BEGIN COLLECTED DATA
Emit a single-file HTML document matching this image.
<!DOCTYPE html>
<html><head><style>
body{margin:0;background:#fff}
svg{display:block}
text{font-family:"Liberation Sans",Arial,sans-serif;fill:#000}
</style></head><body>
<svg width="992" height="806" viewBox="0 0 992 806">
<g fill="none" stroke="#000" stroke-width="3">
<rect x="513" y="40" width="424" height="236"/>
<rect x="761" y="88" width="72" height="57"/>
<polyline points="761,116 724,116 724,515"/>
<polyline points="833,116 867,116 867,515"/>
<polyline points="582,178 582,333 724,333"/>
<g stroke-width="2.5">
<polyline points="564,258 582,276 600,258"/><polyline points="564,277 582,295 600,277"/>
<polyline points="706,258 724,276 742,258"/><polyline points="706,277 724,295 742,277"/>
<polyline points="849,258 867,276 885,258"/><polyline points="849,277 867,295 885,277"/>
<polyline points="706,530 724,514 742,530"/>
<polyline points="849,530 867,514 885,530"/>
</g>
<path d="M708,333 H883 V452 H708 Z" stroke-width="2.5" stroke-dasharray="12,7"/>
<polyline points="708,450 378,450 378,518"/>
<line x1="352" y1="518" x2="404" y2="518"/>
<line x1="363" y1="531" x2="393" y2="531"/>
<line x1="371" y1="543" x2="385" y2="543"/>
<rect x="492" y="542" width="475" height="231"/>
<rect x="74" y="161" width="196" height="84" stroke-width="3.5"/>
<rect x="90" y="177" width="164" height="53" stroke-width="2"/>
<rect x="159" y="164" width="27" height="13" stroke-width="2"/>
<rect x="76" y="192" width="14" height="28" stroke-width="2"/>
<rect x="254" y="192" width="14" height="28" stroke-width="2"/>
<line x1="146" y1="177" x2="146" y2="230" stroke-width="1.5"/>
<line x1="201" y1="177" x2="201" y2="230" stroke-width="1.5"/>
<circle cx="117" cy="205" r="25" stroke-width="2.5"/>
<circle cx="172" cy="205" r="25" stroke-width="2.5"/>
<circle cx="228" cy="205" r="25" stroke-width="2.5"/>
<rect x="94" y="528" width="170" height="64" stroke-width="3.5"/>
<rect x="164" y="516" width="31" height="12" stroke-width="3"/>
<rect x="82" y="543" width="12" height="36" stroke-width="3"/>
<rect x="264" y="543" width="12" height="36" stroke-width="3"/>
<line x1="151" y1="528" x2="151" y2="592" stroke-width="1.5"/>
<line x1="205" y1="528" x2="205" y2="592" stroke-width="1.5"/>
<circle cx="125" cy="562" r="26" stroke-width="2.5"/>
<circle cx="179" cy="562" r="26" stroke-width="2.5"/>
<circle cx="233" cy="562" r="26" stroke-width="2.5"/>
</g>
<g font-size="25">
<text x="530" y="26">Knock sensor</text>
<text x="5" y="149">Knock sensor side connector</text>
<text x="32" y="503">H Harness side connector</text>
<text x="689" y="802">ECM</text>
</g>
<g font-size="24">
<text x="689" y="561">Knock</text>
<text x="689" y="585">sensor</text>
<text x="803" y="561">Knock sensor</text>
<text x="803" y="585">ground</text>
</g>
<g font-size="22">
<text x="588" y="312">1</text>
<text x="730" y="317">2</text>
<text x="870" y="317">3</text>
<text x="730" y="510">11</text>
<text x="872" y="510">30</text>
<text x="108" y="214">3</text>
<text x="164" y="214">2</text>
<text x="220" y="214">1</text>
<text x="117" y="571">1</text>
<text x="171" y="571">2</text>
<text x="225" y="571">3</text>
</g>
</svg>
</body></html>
END COLLECTED DATA
» **STATED TASK**:
Set down the material above again, word for word.

» **EXERCISE ANSWER**:
Emit a single-file HTML document matching this image.
<!DOCTYPE html>
<html><head><style>
body{margin:0;background:#fff}
svg{display:block}
text{font-family:"Liberation Sans",Arial,sans-serif;fill:#000}
</style></head><body>
<svg width="992" height="806" viewBox="0 0 992 806">
<g fill="none" stroke="#000" stroke-width="3">
<rect x="513" y="40" width="424" height="236"/>
<rect x="761" y="88" width="72" height="57"/>
<polyline points="761,116 724,116 724,515"/>
<polyline points="833,116 867,116 867,515"/>
<polyline points="582,178 582,333 724,333"/>
<g stroke-width="2.5">
<polyline points="564,258 582,276 600,258"/><polyline points="564,277 582,295 600,277"/>
<polyline points="706,258 724,276 742,258"/><polyline points="706,277 724,295 742,277"/>
<polyline points="849,258 867,276 885,258"/><polyline points="849,277 867,295 885,277"/>
<polyline points="706,530 724,514 742,530"/>
<polyline points="849,530 867,514 885,530"/>
</g>
<path d="M708,333 H883 V452 H708 Z" stroke-width="2.5" stroke-dasharray="12,7"/>
<polyline points="708,450 378,450 378,518"/>
<line x1="352" y1="518" x2="404" y2="518"/>
<line x1="363" y1="531" x2="393" y2="531"/>
<line x1="371" y1="543" x2="385" y2="543"/>
<rect x="492" y="542" width="475" height="231"/>
<rect x="74" y="161" width="196" height="84" stroke-width="3.5"/>
<rect x="90" y="177" width="164" height="53" stroke-width="2"/>
<rect x="159" y="164" width="27" height="13" stroke-width="2"/>
<rect x="76" y="192" width="14" height="28" stroke-width="2"/>
<rect x="254" y="192" width="14" height="28" stroke-width="2"/>
<line x1="146" y1="177" x2="146" y2="230" stroke-width="1.5"/>
<line x1="201" y1="177" x2="201" y2="230" stroke-width="1.5"/>
<circle cx="117" cy="205" r="25" stroke-width="2.5"/>
<circle cx="172" cy="205" r="25" stroke-width="2.5"/>
<circle cx="228" cy="205" r="25" stroke-width="2.5"/>
<rect x="94" y="528" width="170" height="64" stroke-width="3.5"/>
<rect x="164" y="516" width="31" height="12" stroke-width="3"/>
<rect x="82" y="543" width="12" height="36" stroke-width="3"/>
<rect x="264" y="543" width="12" height="36" stroke-width="3"/>
<line x1="151" y1="528" x2="151" y2="592" stroke-width="1.5"/>
<line x1="205" y1="528" x2="205" y2="592" stroke-width="1.5"/>
<circle cx="125" cy="562" r="26" stroke-width="2.5"/>
<circle cx="179" cy="562" r="26" stroke-width="2.5"/>
<circle cx="233" cy="562" r="26" stroke-width="2.5"/>
</g>
<g font-size="25">
<text x="530" y="26">Knock sensor</text>
<text x="5" y="149">Knock sensor side connector</text>
<text x="32" y="503">H Harness side connector</text>
<text x="689" y="802">ECM</text>
</g>
<g font-size="24">
<text x="689" y="561">Knock</text>
<text x="689" y="585">sensor</text>
<text x="803" y="561">Knock sensor</text>
<text x="803" y="585">ground</text>
</g>
<g font-size="22">
<text x="588" y="312">1</text>
<text x="730" y="317">2</text>
<text x="870" y="317">3</text>
<text x="730" y="510">11</text>
<text x="872" y="510">30</text>
<text x="108" y="214">3</text>
<text x="164" y="214">2</text>
<text x="220" y="214">1</text>
<text x="117" y="571">1</text>
<text x="171" y="571">2</text>
<text x="225" y="571">3</text>
</g>
</svg>
</body></html>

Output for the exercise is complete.